### What you will do
Starting from the top of the material, restate each line exactly until the line that contains "from matplotlib.lines import Line2D", which is also copied. Pictures are excluded.

----

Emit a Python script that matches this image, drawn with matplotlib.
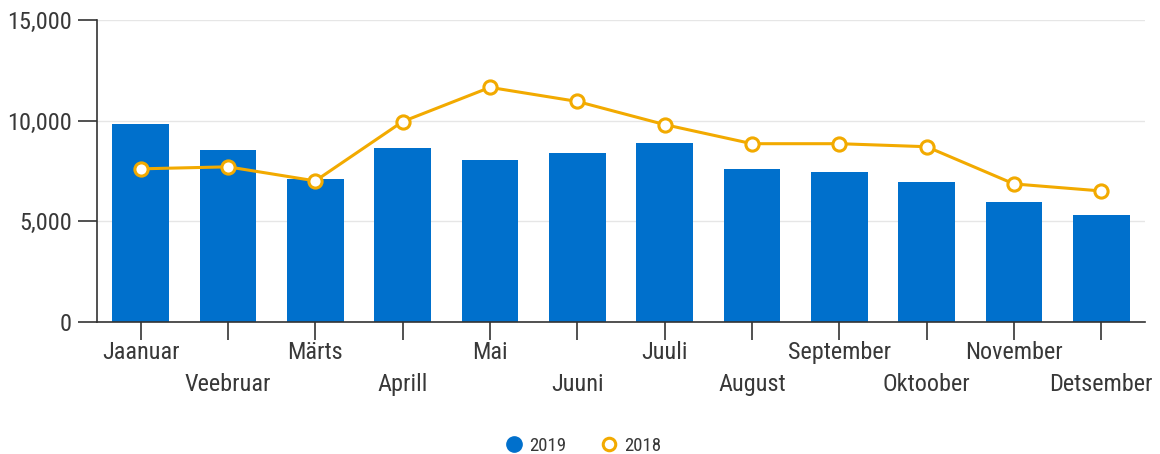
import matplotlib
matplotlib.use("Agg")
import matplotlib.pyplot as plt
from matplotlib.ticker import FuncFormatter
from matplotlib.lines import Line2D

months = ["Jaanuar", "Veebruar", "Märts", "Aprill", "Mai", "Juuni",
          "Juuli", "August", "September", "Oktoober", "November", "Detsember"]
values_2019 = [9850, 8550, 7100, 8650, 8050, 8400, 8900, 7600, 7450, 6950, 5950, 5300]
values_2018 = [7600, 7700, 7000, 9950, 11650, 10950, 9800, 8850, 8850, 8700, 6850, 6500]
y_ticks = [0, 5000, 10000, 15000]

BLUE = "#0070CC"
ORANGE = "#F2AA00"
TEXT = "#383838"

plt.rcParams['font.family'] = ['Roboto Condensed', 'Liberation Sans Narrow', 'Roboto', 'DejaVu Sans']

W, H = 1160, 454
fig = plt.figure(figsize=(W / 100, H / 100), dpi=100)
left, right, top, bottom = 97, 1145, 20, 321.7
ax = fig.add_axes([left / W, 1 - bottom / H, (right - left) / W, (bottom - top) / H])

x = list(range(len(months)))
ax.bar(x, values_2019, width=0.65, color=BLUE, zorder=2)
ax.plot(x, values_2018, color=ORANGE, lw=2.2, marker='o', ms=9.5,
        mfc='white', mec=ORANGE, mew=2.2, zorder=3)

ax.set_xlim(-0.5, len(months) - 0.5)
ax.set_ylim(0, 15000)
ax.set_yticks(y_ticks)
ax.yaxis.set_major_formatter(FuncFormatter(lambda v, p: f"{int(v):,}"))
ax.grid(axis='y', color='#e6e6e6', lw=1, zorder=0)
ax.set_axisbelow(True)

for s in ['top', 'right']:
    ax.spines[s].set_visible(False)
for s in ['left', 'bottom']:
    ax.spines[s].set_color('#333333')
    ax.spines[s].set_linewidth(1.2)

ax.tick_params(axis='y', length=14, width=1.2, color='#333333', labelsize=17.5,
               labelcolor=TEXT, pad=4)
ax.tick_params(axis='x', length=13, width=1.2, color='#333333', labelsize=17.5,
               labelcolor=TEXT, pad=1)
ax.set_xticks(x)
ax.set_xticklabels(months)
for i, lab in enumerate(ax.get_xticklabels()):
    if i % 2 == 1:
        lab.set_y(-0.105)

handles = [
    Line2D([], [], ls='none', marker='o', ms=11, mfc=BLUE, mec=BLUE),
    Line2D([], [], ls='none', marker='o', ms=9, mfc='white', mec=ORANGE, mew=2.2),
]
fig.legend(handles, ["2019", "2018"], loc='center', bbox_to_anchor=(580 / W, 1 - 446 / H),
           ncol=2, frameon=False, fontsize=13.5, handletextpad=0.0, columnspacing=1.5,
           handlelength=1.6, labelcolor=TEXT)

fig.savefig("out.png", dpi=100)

----

### Exercise response
Emit a Python script that matches this image, drawn with matplotlib.
import matplotlib
matplotlib.use("Agg")
import matplotlib.pyplot as plt
from matplotlib.ticker import FuncFormatter
from matplotlib.lines import Line2D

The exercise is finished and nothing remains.